Petite histoire pour bien commencer la journée.
Deux de mes Pestes de nièces ont attaché les mains de leur jeune sœur dans son dos, l’ont jetée sur un divan de salon et lui ont extrait, manu militari, une dent qui branlait…
L’autre version de l’histoire, c’est qu’elles ont attaché ses mains dans son dos et l’ont jetée sur le divan puis, de rage, elle a commencé à mordre et, mordant le divan, elle s’est arrachée une dent qui branlait.
D’une façon ou d’une autre, il y avait du sang partout… et les parents étaient à travailler au deuxième étage, c’est pour dire.
Leur père songe à les offrir en adoption, en Haïti.
Autre petite histoire.
Le Bizarre se décide, à ma grande honte, à faire de la planche à neige.
Je lui achète le requis au mieux de mon compte en banque.
Gère-Mène rencontre le professeur d’éducation physique de
Je me suis un peu fâché car je n’ai jamais porté de casque et pourtant j’ai déjà skié à un haut niveau.

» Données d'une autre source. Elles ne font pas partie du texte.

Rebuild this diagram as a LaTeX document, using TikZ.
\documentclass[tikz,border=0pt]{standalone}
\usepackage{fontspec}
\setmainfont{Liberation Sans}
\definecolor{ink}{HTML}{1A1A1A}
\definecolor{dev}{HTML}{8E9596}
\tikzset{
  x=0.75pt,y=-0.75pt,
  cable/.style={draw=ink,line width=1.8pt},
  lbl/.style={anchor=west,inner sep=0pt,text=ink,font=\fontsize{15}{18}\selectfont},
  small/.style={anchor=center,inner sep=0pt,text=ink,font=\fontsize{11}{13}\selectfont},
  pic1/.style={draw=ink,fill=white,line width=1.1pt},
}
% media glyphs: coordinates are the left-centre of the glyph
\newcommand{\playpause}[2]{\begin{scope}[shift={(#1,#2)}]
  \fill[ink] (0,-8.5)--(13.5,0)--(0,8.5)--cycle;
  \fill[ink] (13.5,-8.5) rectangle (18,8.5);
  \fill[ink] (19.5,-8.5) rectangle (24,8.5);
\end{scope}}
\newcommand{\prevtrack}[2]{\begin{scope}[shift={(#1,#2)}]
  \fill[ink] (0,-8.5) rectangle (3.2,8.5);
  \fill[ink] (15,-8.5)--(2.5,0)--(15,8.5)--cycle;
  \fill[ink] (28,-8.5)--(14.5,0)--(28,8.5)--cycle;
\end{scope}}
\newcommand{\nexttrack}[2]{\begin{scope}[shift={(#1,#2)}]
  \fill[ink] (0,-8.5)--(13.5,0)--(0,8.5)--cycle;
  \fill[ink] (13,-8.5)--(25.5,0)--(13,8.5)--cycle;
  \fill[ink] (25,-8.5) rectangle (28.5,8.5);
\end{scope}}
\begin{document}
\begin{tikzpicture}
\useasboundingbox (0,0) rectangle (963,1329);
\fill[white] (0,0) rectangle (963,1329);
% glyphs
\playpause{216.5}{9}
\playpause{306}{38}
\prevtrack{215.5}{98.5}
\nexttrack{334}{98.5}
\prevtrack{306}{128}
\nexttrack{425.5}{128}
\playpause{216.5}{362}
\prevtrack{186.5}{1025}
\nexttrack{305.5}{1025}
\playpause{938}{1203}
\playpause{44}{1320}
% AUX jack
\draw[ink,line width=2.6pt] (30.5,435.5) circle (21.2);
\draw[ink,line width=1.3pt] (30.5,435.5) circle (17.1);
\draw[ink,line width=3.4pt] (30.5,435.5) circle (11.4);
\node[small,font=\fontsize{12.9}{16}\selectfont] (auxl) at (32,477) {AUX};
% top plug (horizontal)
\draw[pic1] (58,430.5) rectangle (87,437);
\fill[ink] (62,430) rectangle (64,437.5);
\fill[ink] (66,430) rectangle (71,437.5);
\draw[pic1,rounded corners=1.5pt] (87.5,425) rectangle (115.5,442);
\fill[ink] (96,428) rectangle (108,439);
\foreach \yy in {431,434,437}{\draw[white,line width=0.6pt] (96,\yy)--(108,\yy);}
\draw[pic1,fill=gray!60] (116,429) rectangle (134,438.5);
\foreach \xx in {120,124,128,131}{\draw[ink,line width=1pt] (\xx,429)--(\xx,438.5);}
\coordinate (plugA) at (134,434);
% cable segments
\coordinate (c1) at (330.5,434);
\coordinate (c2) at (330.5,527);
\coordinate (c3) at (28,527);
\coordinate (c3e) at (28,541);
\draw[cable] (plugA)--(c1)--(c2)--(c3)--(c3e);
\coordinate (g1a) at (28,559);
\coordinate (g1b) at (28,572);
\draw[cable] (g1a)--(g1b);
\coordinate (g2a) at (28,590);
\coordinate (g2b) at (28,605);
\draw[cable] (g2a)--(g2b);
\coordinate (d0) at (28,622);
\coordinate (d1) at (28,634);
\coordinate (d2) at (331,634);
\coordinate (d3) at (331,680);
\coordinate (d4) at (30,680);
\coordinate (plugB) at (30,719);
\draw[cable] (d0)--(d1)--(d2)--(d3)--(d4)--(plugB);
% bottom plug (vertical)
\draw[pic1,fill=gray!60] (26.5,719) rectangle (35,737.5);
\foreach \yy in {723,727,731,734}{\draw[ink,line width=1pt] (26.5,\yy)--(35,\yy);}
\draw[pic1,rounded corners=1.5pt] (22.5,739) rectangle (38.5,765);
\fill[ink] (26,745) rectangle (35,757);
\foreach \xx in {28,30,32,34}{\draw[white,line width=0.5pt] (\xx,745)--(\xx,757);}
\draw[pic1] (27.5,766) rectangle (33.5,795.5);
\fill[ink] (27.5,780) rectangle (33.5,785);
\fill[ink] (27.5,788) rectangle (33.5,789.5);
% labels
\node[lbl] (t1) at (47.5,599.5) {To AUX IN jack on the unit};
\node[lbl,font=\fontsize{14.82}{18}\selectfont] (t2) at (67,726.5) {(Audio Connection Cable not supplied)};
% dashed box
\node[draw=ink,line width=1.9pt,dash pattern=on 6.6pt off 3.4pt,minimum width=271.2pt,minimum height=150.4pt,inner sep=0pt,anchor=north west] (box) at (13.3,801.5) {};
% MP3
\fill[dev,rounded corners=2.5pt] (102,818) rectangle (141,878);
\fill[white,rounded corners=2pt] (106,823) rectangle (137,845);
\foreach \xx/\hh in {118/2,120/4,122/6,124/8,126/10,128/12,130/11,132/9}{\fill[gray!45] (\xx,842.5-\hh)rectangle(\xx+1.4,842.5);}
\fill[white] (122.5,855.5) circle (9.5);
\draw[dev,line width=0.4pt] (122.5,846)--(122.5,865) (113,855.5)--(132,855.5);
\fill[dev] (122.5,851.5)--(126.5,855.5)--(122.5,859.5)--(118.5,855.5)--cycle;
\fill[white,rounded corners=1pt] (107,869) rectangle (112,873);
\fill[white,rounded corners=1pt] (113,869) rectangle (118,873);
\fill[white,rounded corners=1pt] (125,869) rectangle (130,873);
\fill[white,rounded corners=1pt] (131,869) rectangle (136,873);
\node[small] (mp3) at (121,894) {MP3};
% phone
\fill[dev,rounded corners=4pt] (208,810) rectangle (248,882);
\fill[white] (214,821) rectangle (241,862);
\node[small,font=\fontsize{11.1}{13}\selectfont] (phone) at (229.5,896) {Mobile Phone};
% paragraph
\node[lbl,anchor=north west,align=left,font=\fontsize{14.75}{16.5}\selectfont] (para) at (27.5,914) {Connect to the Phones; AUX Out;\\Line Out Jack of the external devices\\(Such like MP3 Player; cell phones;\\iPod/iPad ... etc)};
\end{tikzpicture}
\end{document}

Mais que faire?
Donc, la semaine dernière, le Bizarre vient avec moi et, sur une pente, me dépasse. Son snowboard accroche une carre et le voilà t’y pas qu’il fait un pirouette dans les airs et retombe les deux coudes sous lui. Résultat : le souffle coupé et une ou deux côtes fêlées. Il a terminé sa soirée en planche malgré la douleur.
Il portait son casque mais pas celui qui protège les côtes !!!

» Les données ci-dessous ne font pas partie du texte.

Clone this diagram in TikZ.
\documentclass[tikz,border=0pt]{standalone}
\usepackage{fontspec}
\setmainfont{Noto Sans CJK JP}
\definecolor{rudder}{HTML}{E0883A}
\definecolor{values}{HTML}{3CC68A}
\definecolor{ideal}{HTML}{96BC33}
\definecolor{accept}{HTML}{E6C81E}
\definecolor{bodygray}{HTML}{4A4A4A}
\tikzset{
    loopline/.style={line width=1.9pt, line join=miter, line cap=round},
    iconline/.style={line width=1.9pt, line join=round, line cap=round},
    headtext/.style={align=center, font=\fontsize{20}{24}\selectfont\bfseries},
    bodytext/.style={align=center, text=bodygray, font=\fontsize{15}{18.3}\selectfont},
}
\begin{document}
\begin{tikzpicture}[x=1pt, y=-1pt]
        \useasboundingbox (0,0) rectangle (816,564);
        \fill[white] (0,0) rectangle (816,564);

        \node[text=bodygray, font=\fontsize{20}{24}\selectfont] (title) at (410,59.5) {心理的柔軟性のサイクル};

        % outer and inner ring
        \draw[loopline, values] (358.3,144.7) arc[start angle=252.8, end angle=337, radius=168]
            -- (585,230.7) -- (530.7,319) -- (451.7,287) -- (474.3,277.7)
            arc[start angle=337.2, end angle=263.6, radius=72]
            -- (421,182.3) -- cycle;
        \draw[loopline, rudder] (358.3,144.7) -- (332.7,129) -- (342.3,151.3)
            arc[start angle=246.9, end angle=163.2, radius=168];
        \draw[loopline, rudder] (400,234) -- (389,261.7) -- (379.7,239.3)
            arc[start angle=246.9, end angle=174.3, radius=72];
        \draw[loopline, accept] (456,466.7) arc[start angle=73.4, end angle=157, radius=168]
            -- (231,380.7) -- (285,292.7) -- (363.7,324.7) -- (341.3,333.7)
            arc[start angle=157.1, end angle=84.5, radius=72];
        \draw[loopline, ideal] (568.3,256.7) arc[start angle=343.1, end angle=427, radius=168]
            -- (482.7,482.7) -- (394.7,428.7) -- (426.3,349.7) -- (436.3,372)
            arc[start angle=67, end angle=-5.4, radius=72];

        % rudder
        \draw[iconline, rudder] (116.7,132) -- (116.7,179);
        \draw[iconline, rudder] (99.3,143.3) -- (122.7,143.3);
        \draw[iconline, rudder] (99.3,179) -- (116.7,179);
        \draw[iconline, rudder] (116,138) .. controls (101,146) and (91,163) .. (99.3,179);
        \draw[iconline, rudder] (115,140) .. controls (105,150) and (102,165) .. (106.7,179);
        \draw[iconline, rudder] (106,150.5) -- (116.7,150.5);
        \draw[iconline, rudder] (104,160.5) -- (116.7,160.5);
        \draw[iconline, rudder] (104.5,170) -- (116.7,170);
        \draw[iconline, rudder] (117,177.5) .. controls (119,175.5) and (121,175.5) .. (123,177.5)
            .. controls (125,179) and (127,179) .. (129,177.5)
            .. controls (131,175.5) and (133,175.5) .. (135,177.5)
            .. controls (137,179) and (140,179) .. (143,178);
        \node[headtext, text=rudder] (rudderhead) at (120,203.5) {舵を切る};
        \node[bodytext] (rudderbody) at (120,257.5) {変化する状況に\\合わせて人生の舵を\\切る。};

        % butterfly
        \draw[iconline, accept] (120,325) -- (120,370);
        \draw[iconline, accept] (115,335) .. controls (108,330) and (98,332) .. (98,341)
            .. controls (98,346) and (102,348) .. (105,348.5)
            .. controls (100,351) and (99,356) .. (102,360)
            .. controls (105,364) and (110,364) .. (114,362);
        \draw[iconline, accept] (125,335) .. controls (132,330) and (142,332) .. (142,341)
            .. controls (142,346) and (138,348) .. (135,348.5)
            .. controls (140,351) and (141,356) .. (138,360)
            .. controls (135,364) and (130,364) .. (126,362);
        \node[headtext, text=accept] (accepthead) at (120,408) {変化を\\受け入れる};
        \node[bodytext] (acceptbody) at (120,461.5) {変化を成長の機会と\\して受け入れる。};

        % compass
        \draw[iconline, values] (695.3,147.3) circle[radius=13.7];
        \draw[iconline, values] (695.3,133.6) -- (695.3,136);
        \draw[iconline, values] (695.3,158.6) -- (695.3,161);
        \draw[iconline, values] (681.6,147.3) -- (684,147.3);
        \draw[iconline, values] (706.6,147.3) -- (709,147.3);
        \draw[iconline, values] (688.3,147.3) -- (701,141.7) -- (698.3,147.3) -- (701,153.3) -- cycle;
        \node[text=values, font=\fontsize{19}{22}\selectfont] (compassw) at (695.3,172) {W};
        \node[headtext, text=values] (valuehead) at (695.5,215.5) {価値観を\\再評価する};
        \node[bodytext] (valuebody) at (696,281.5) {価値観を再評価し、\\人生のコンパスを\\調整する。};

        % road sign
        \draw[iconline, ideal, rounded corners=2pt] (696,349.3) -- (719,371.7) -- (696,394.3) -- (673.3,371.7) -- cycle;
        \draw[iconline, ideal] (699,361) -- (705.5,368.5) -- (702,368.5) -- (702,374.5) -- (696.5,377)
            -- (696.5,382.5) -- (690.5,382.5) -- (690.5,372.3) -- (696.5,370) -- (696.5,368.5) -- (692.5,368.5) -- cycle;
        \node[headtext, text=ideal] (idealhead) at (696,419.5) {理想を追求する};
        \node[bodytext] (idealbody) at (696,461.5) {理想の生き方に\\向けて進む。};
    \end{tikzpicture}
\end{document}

Quant à la petite Peste, elle est gardien de but au hockey ( oui…) donc elle porte maintenant son casque intégral dans la maison en tout temps. Elle a d’autres dents qui branlent et elle se méfie!
Ça vous rappelle quelque chose, le principe de prévoyance?

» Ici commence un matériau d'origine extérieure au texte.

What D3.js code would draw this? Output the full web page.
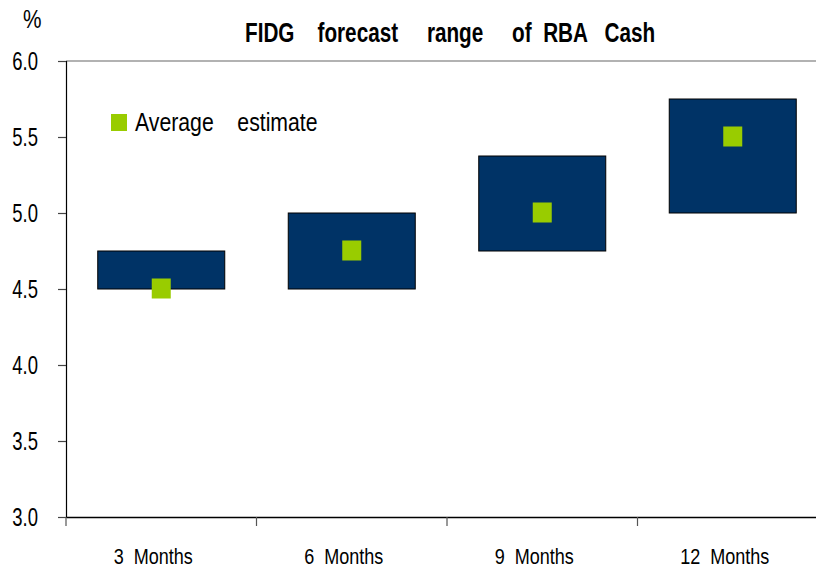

C’est ce qui empêche les jeunes de se faire un fort de neige dans les cours d’école. C’est ce qui les empêche d’y jouer au hockey ou de se lancer des boules de neige.
C’est ce qui les empêche de glisser sur les buttes de neige qui poussent un peu partout.
C’est le principe qui est en train d’aseptiser la société!
Ne vous a-t-on pas suggéré fortement le port d’un casque dernièrement?
Ne devez-vous pas tenir compte des conventions à signer avant de vous engager sur le terrain d’un heureux propriétaire de falaise? De crainte qu’il soit poursuivi en justice?
Ne vous apprend-t-on pas la crainte de l’avocat et de l’appareil juridique dès l’achat de votre première pièce de matériel?
Et que dire de tous les règlements, notices, indications, interdictions, suggestions que vous voyez apparaître un peu partout sur votre chemin?
Je crois que nous sommes mal partis, nous, les grimpeurs…
Parce que nous sommes au bout de la chaîne alimentaire, tout simplement.
Nous sommes petits, sans visibilité, sans pouvoir réel, sans protection.
Et on a l’habitude de faire la révérence devant les autorités; devant les regroupements écologiques; devant les protecteurs des oiseaux, des mousses et des bactéries; devant les chasseurs qui ont le gros bout du bâton et le porte-monnaie qui va avec; devant les gardiens des biens culturels; devant les passéistes qui veulent les falaises d’avant Adam; devant les structures qui devraient nous représenter… et j’en oublie.
Bien sûr, c’est pas aussi pire que ça!
Ne grimpons-nous pas?
Mais les vieux de la vieille vous dirons que le milieu a bien changé depuis vingt ans. Et il va changer encore plus dans les prochaines années quand la majeure partie des pratiquants sera initiée en salle intérieure et que la plupart des sites devront être rééquipés pour cause de vétusté.
Je ne pense pas être un oiseau de mauvais augure mais on vit dans une société qui refuse de s’assumer. C’est toujours être la faute d’autrui…
Alors on tente de se blinder. On tente d’éviter le risque à tout prix.
On tombe dans un excès qui tue le plaisir et la responsabilité personnelle tout en ne servant ultimement à rien.
En ski, on se blesse beaucoup plus souvent aux jambes qu’à la tête. Or je n’ai pas encore vu de casque pour tibia. Et on peut signer toutes les conventions qu’on voudra : il y aura toujours l’accident bête et méchant ou, tout simplement, l’imbécillité crasse causée par l’irresponsabilité notoire. Celle que pas un casque ne va protéger parce qu’il n’y a rien à protéger en dessous.
Moi je n’ai pas à me plaindre : je grimpe où et quand je le veux.
Je skie sans casque et même sans tuque malgré le froid.
Je prends un minimum de précaution car la vie n’est pas un tombeau.
En sera-t-il de même pour mon fils? Dans une société de plus en plus policée, j’ai de sérieux doutes.
De toute façon, il peut se compter chanceux : il n’a pas de soeurs et il a toutes ses dents, lui!